2. What did you want to be when you were twelve, eighteen and thirty? And why?

When I was twelve I was losing interest in being an archaeologist and beginning to think I’d be a comic book artist for Marvel.  By eighteen I had transitioned pretty thoroughly into my “rock star” prep years.  By the time I was thirty, I’d realized that writing was going to be a better long-term plan, especially since you didn’t have to work with drummers.  But although I worked in suit-and-tie jobs for years, the idea I might do that as a career was poison.  I grew up in the ’60s, remember.

3. What strongly held belief did you have at eighteen that you do not have now?

That when I felt like I was right about something, I WAS right, that I actually had objective memory of things.  And that my personal tastes in music and art were something other than subjective, and that failing to rise to my tastes was an indicator of failure on the part of others.  I’m much less certain of things now, and I like it better.
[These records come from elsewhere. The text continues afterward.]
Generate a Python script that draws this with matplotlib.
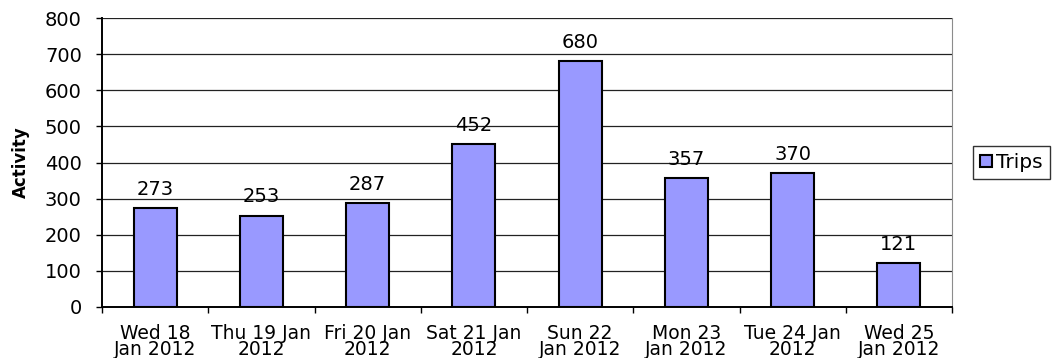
import matplotlib.pyplot as plt
from matplotlib.ticker import FixedLocator, NullFormatter
import numpy as np

plt.rcParams['font.family'] = ['DejaVu Sans']

days = ["Wed 18\nJan 2012", "Thu 19 Jan\n2012", "Fri 20 Jan\n2012", "Sat 21 Jan\n2012",
        "Sun 22\nJan 2012", "Mon 23\nJan 2012", "Tue 24 Jan\n2012", "Wed 25\nJan 2012"]
trips = [273, 253, 287, 452, 680, 357, 370, 121]

W, H = 1053, 358
fig = plt.figure(figsize=(W / 100, H / 100), dpi=100)
ax = fig.add_axes([102 / W, 1 - 307 / H, 850 / W, 289 / H])

x = np.arange(len(trips))
ax.bar(x, trips, width=0.405, color='#9999FF', edgecolor='black', linewidth=1.5,
       label='Trips', zorder=3)

# value labels above each bar
for xi, v in zip(x, trips):
    ax.annotate(str(v), (xi, v), xytext=(0, 9.5), textcoords='offset points',
                ha='center', va='baseline', fontsize=14)

ax.set_xlim(-0.5, len(trips) - 0.5)
ax.set_ylim(0, 800)
ax.set_yticks(range(0, 801, 100))
ax.tick_params(axis='y', labelsize=14, direction='out', length=4.5, width=1, pad=10)
ax.yaxis.grid(True, color='#222222', linewidth=0.9, zorder=0)

# category labels under the bars, tick marks between categories
ax.set_xticks(x)
ax.set_xticklabels(days, fontsize=13.5, linespacing=0.85)
ax.tick_params(axis='x', which='major', length=0, pad=12)
ax.xaxis.set_minor_locator(FixedLocator(np.arange(-0.5, len(trips), 1.0)))
ax.xaxis.set_minor_formatter(NullFormatter())
ax.tick_params(axis='x', which='minor', direction='out', length=4.5, width=1)

ax.spines['left'].set_linewidth(1.4)
ax.spines['bottom'].set_linewidth(1.4)
ax.spines['right'].set_color('#8c8c8c')
ax.spines['top'].set_visible(False)

ax.set_ylabel('Activity', fontsize=12, fontweight='bold', labelpad=11)

leg = fig.legend(loc='center left', bbox_to_anchor=(973 / W, 1 - 162.5 / H),
                 fontsize=14.5, frameon=True, fancybox=False, edgecolor='black',
                 handlelength=0.6, handleheight=0.6, handletextpad=0.2,
                 borderpad=0.35, borderaxespad=0)
leg.get_frame().set_linewidth(1.0)

fig.savefig('out.png', dpi=100)
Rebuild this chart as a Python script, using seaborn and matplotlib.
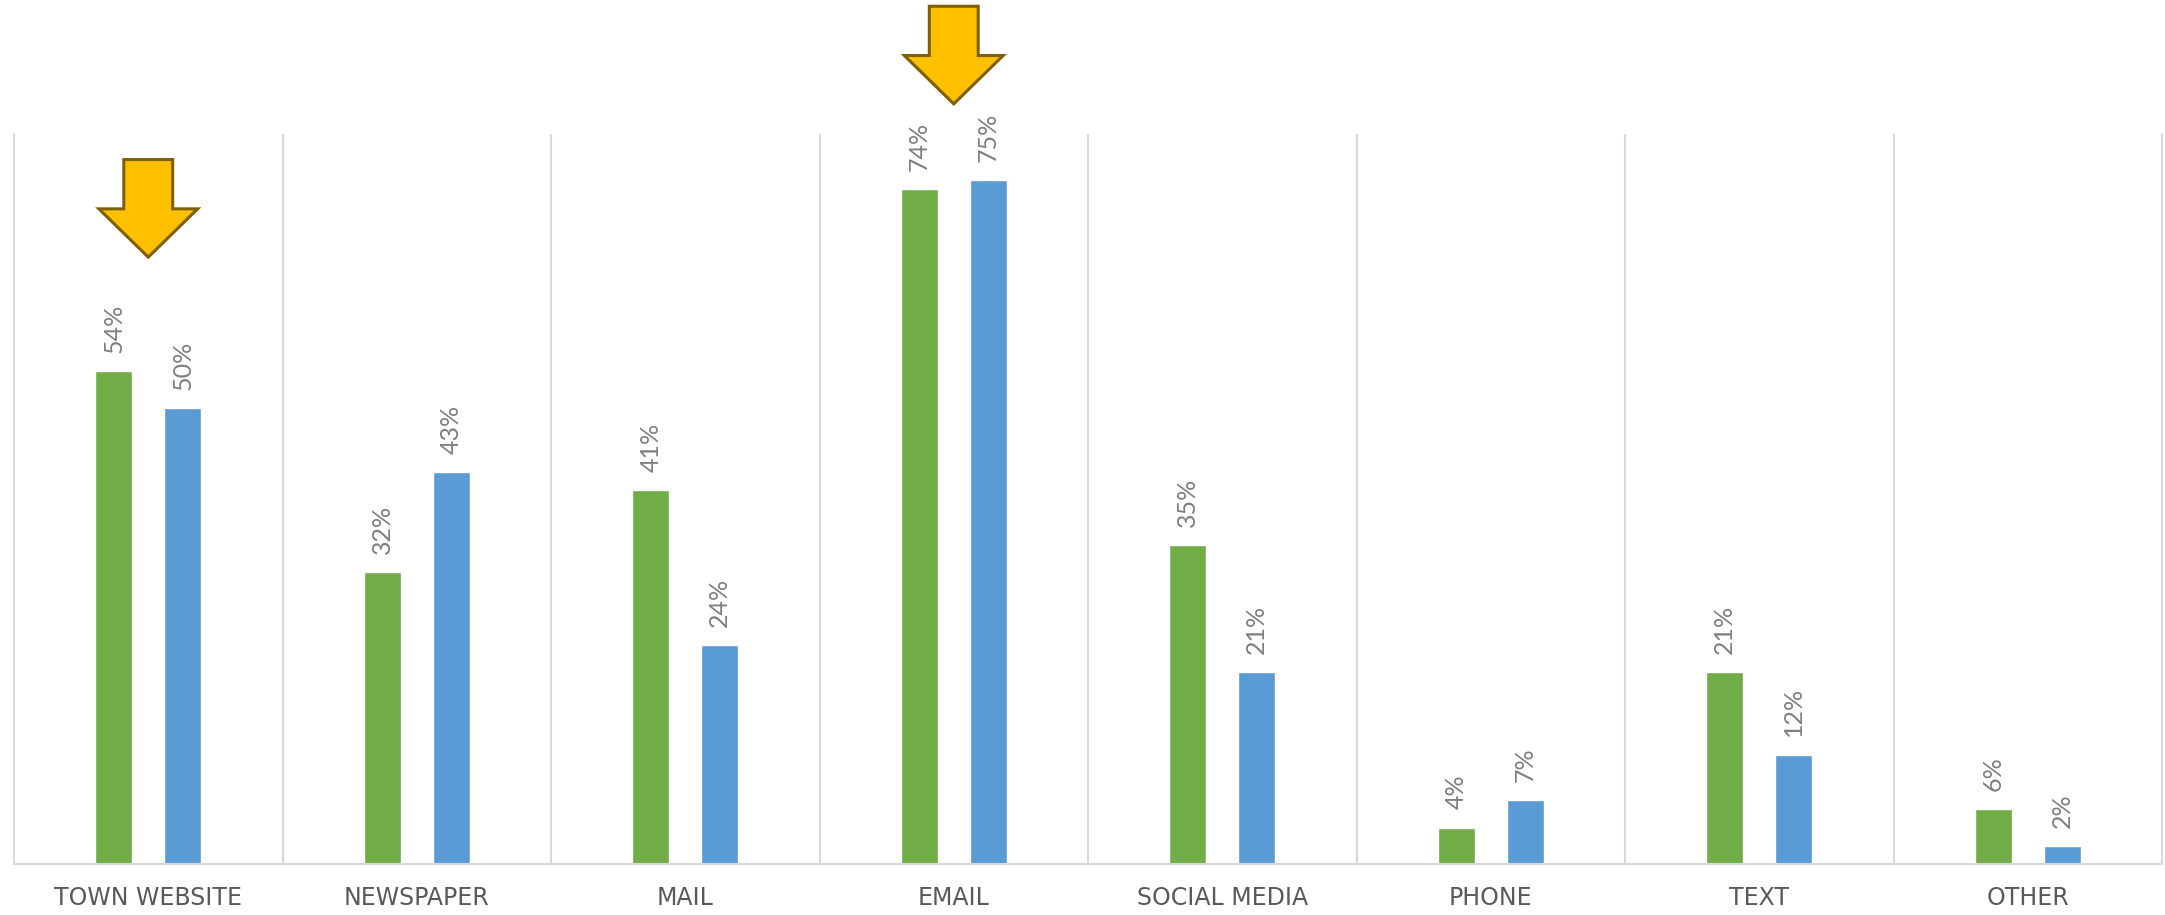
import matplotlib
matplotlib.use("Agg")
import matplotlib.pyplot as plt
import seaborn as sns
import pandas as pd
from matplotlib.patches import Polygon

categories = ["TOWN WEBSITE", "NEWSPAPER", "MAIL", "EMAIL", "SOCIAL MEDIA", "PHONE", "TEXT", "OTHER"]
series_names = ["Series 1", "Series 2"]
green_values = [54, 32, 41, 74, 35, 4, 21, 6]
blue_values = [50, 43, 24, 75, 21, 7, 12, 2]
colors = ["#70AD47", "#5B9BD5"]
arrow_categories = ["TOWN WEBSITE", "EMAIL"]
arrow_tips = [66.5, 83.3]

df = pd.DataFrame({
    "category": categories * 2,
    "series": [series_names[0]] * len(categories) + [series_names[1]] * len(categories),
    "value": green_values + blue_values,
})

sns.set_theme(style="white")
plt.rcParams["font.family"] = ["Lato", "DejaVu Sans"]

fig = plt.figure(figsize=(21.65, 9.15), dpi=100)
ax = fig.add_axes([14 / 2165, 51 / 915, (2162 - 14) / 2165, (864 - 134) / 915])

sns.barplot(data=df, x="category", y="value", hue="series", order=categories,
            hue_order=series_names, palette=colors, width=0.513, gap=0.46,
            saturation=1, legend=False, ax=ax, errorbar=None)

for cont in ax.containers:
    ax.bar_label(cont, labels=[f"{v:.0f}%" for v in cont.datavalues], rotation=90,
                 padding=13, color="#7F7F7F", fontsize=18, family=["Lato", "DejaVu Sans"])

ax.set_xlim(-0.5, len(categories) - 0.5)
ax.set_ylim(0, 80)
ax.set_yticks([])
ax.set_xlabel("")
ax.set_ylabel("")
ax.set_xticks(range(len(categories)))
ax.set_xticklabels(categories, family=["DejaVu Sans"], fontsize=17, color="#595959")
ax.tick_params(axis="x", length=0, pad=16)

ax.set_xticks([i + 0.5 for i in range(len(categories) - 1)], minor=True)
ax.tick_params(axis="x", which="minor", length=0)
ax.grid(False)
ax.grid(True, axis="x", which="minor", color="#D9D9D9", linewidth=1.5)

for side in ["left", "right", "bottom"]:
    ax.spines[side].set_visible(True)
    ax.spines[side].set_color("#D9D9D9")
    ax.spines[side].set_linewidth(1.5)
ax.spines["top"].set_visible(False)

for cat, tip in zip(arrow_categories, arrow_tips):
    x = categories.index(cat)
    sw, hw, hh, L = 0.091, 0.184, 5.3, 10.7
    pts = [(x - sw, tip + L), (x + sw, tip + L), (x + sw, tip + hh), (x + hw, tip + hh),
           (x, tip), (x - hw, tip + hh), (x - sw, tip + hh)]
    ax.add_patch(Polygon(pts, closed=True, facecolor="#FFC000", edgecolor="#7F6000",
                         linewidth=2.2, joinstyle="miter", clip_on=False, zorder=5))

fig.savefig("out.png", dpi=100, facecolor="white")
4. What were three works of art – book or painting or piece of music, etc – you can now say, had a great effect on you and influenced your own development as a writer?

I was one of those people who fell in love with Tolkien early.  I read THE LORD OF THE RINGS first when I was eleven or so.  I think it was the idea of created worlds and imaginary history that grabbed me.  I was also very influenced by Jack Kirby and Stan Lee’s early Marvel comics and by Dickens.  And later, GRAVITY’S RAINBOW knocked my socks off and made me want to be a grown-up writer.

Art, theater and music are a whole different set of influences.  JASON AND THE ARGONAUTS, THE TIN DRUM, and PERFORMANCE all got into my brain, just for instance.

5. Considering the innumerable artistic avenues open to you, why did you choose to write a novel?

At the time, I was beginning to think about artistic projects I could do on my own, in my own (free) time, since I was working a couple of jobs and scheduling was an issue for things like music and theater.  I was living with cats for the first time, so I took that amusement/astonishment and my interest in worldbuilding and came up with my first novel, TAILCHASER’S SONG.

6. Please tell us about your latest novel…

THE DIRTY STREETS OF HEAVEN is the first of a series of angel noir novels about Doloriel, aka Bobby Dollar, an earthbound angel.  Bobby tells the story first person, and so it combines my love of crazy situations, monsters, complex worlds, and aggressive fictionalizing, and adds lots of (dark) jokes and a faster pace to my usual suspects.

7. What do you hope people take away with them after reading your work?

My ideal trifecta is: first, entertained; second, surprised; third, ideas and questions creeping up long afterward.  I love genre fiction because I like the tradition and the formality — if you write a mystery, you’d better solve it in a way that makes sense and that the reader thinks is fair — but also that you can be as artistic as you want if you also keep the readers’ interest.

8. Whom do you most admire in the realm of writing and why?

I remain fascinated by Pynchon’s fractalism, by Dickens sweep of character and event (and humor), by Hunter S. Thompson and James Thurber and Barbara Tuchman and Michael Moorcock and many others, and the joy that is sharing a smart person’s mind for a while.  I’ve lived thousands of lives by being a reader, and if I can add to that for some others, that’s a pretty cool legacy and a pretty good job.

9. Many artists set themselves very ambitious goals. What are yours?

To get better every book.  To keep challenging myself.  To have people quiver before me and nudge each other and whisper, “He’s a writer, you know.”  And to spread my evil legacy through many other kinds of stories — film, television, games, stage plays, and souvenir commemorative plates.

10. What advice do you give aspiring writers?

Write and read.  Read and write.  Don’t just read the kind of stuff you’re writing — in fact, make that a small percentage of your day-to-day experience.  Read broadly.  Also, write regularly.  Don’t waste energy talking about it until it’s done.  Be real about the characters and situations you invent.  And finish things.